UN Women is pleased to have collaborated with the Peacebuilding Support Office since this resolution was adopted, first in producing a report on women and peacebuilding and introducing the Secretary-General’s 7-point plan, and since then on implementing its pragmatic changes to approaches in mediation, post-conflict elections, post-conflict planning, financing for recovery, deployment of civilians providing technical support, justice and security sector reform, and economic recovery. They are all approaches that can only strengthen our prevention and response to violence against women and girls in conflict and post-conflict settings.
In conclusion, women cannot be a concern to international security institutions because of their violability alone. The five resolutions have to be implemented in a mutually supportive way in order to reconnect the goals of gender equality and women’s empowerment to protection measures. Women cannot contribute to peace without empowerment. Violations of women’s rights are not preventable without empowerment.

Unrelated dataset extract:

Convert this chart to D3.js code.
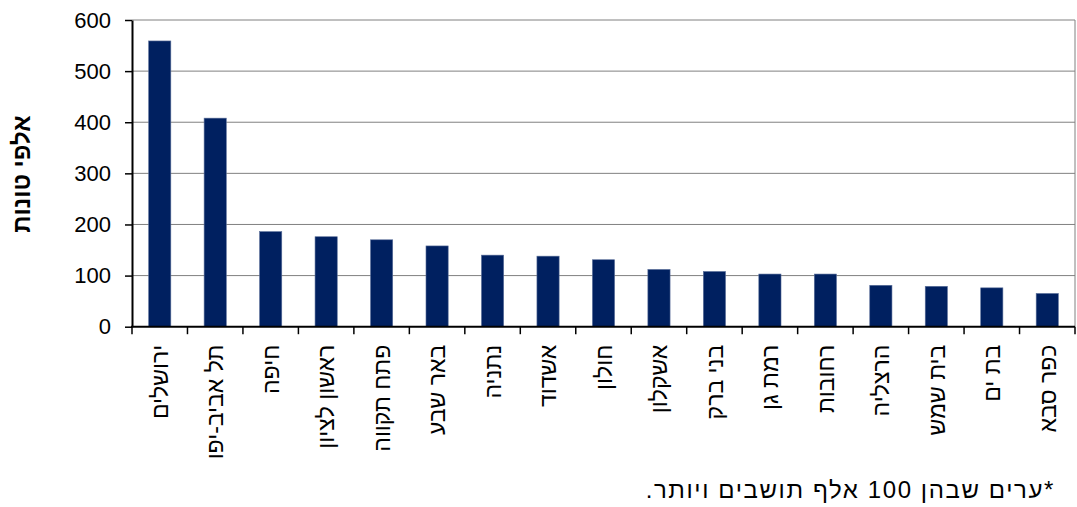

In the end, advancing gender justice is not a technocratic legalistic project. It is about politics and power. It is not about ‘going through the motions’. It is about ‘going the extra mile’. And time and again we see that women themselves, wounded and abused, are the ones going the extra mile, as we see for example with women from the Sahel. It is not acceptable that those who have the most to lose take the biggest risks in advancing women’s rights. Their efforts need to be supported, protected, and recognized. And our political and policy leaders, judges and prosecutors, peacekeepers and police, must go that extra mile with them.
Without a just peace there is no peace at all, and without gender justice there is no peace at all.